在日常工作中经常会使用upstream 模块和 http_proxy_module 模块，特别是在实现负载均衡和反向代理功能时。

通过结合使用 upstream 模块和 http_proxy_module 模块，可以实现以下功能：

负载均衡：upstream 模块定义多个后端服务器，并根据负载均衡算法将请求分配到这些服务器上，同时 http_proxy_module 模块负责通过代理转发请求到这些服务器。
高可用性：当一个后端服务器不可用时，upstream 模块可以自动将请求分发给其他可用的服务器，而http_proxy_module 模块将确保这些请求正确地代理到可用服务器上。
反向代理：http_proxy_module 模块支持反向代理功能，可以代理并转发来自客户端的请求到后端服务器，并通过 upstream 定义的后端服务器组实现负载均衡和高可用性。

upstream模块的作用

负载均衡：通过将多台后端服务器组合在一个 upstream 块中，Nginx 可以将客户端请求平均分发到这些服务器上，以提高性能和吞吐量。
高可用性：当一个后端服务器不可用时，Nginx 可以自动将请求转发给其他可用的后端服务器，确保服务的可靠性和高可用性。
健康检查：Nginx 可以定期检查后端服务器的健康状态，并基于检查结果来调整负载均衡策略，确保只将请求发送到正常运行的服务器上。
Failover 恢复：当一个后端服务器发生故障并恢复正常运行时，Nginx 能够将请求恢复到该服务器上，以提供更好的服务恢复能力

我的理解（画重点）

upstream定义了多个服务地址，在proxy时可以根据upstream的配置向多个服务中的一个地址发送请求，从而使请求是比较均衡的在多个服务器得到执行
upstream还可以在一个服务器不可用时，自动将这个请求转换到下一个地址（根据upstream的weight来确定）；从而达到高可用
upstream有被动定期检查的功能：即在用户请求时多个服务中的一个服务地址出现不可用的情况下，根据配置的max_fails和fail_timeout的值，将这个服务地址标为不可用；在fail_timeout的值的时间内，不会将请求转发到这个不可用的服务地址上；但是这个时间后还是会将请求转发到这个服务地址上

遇坑实验

一般我们会采用像下面的标准简单的配置

log_format main '$request_time $remote_addr -  "$request"  "$upstream_addr"- $upstream_status ';
upstream test {
      server localhost:6001 weight=1 max_fails=3 fail_timeout=30s;
      server localhost:6002 weight=2 max_fails=3 fail_timeout=30s;
      zone zone_for_test 1m;
}
server {
	listen 80;
  server_name test.com;
  access_log /var/log/nginx/access_80.log main;
	root /var/www/html;
  location /proxy {
       proxy_pass http://test/;  
   }
   location / {
        add_header Content-Type "text/html";
        return 200 '<html><body><h1>Hello Test Com!</h1></body></html>';
   }
}
server {
    listen 6001;
    server_name test6001.com;
    root /var/www/html;
    location / {
        add_header Content-Type "text/html";
        return 200 '<html><body><h1>Hello 6001!</h1></body></html>';
    }

}
server {
    listen 6002;
    server_name test6002.com;
    root /var/www/html;
    index 6001.html;
    location / {
       add_header Content-Type "text/html";
        return 200 '<html><body><h1>Hello 6002!</h1></body></html>';
    }
}

但是这样的配置实际上是无法真正达到高可用的目的，下面分成几个实验步骤

步骤一：模拟其中的一个服务彻底挂掉的情况

把上面配置文件中的server_name为test6002.com的server配置块删除掉，模拟其中的一个服务彻底挂掉的情况。

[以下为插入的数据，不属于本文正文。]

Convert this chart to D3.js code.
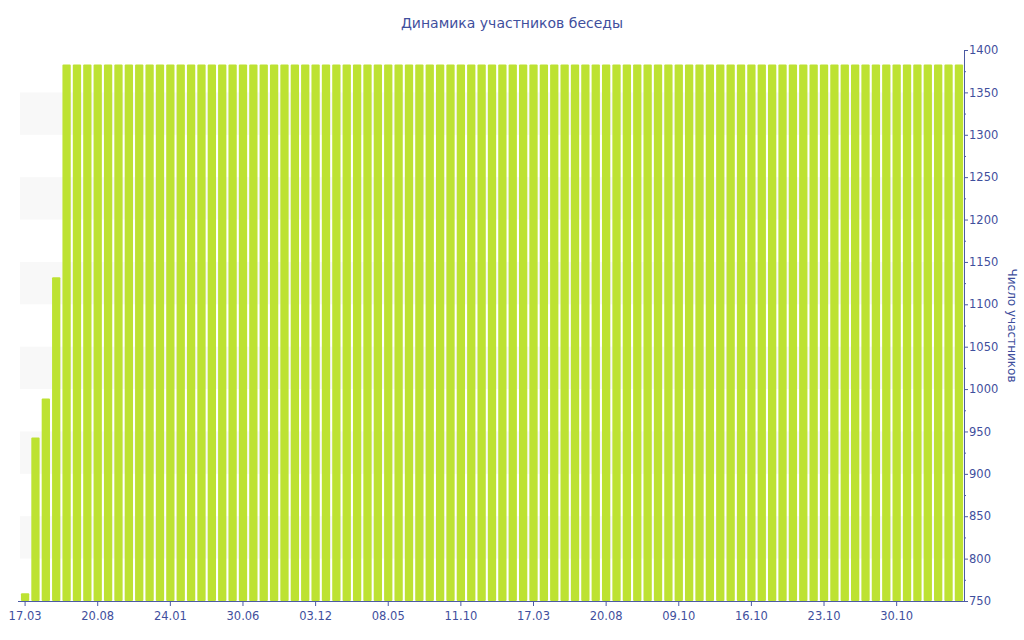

我们多次访问http://test.com/proxy，并没有出现返回服务不可用的情况；并且我们查看日志文件access_80.log会发现有一些下面的日志内容，这表明upstream确实是将请求自动转发到了下一个服务

"127.0.0.1:6002, 127.0.0.1:6001"- 502, 200

步骤二：模拟其中的一个服务器由于程序错误返回500的错误的情况

把上面配置文件中的server_name为test6002.com的server配置块修改成如下，即模拟其中的一个服务器由于程序错误返回500的错误的情况

server {
    listen 6002;
    server_name test6002.com;
    root /var/www/html;
    index 6001.html;
    location / {
       return 500;
    }
}

然后我们再次多次访问http://test.com/proxy，这个时候我们会发现有时会出现相应500错误的情况

而且在出现"500"错误时，日志文件出现的内容如下；这证明upstream并没有自动转发到下一个服务

"127.0.0.1:6002"- 500

步骤三：模拟其中的一个服务器由于程序错误返回502的错误的情况

步骤一提到的服务彻底挂掉的情况下,nginx是做了服务状态为502的情况，那么我们将服务修改成主动返回502状态，会出现什么情况呢

server {
    listen 6002;
    server_name test6002.com;
    root /var/www/html;
    index 6001.html;
    location / {
       return 502;
    }
}

然后我们再次多次访问http://test.com/proxy，这个时候我们会发现有时会出现相应502错误的情况

而且在出现"502"错误时，日志文件出现的内容如下；这证明upstream并没有自动转发到下一个服务

"127.0.0.1:6002"- 502

实验总结

上面三个步骤基本覆盖了常会碰到的各种情况；我们可以得出下面的结论

upstream只有在服务彻底挂掉的情况下（即无法得到服务的响应时），才会将请求自动转发到下一个服务
在服务能响应且主动返回500,502的情况，都会直接将返回500或502错误给用户

原因及如何解决

一般到这里我们都会比较郁闷，于是会去网上搜索，但是基本上搜索不到很有用的回答。

实际上官方文档已经解释了原因，在官方文档中关于"max_fails"的配置说明有下面一段文字

max_fails=number
sets the number of unsuccessful attempts to communicate
with the server that should happen in the duration set by the fail_timeout parameter 
to consider the server unavailable for a duration also set by the fail_timeout parameter. 
What is considered an unsuccessful attempt is defined by the proxy_next_upstream, fastcgi_next_upstream, uwsgi_next_upstream, scgi_next_upstream, memcached_next_upstream, and grpc_next_upstream directives.

重点是其中的这句话

What is considered an unsuccessful attempt is defined by the proxy_next_upstream, fastcgi_next_upstream, uwsgi_next_upstream, scgi_next_upstream, memcached_next_upstream, and grpc_next_upstream directives.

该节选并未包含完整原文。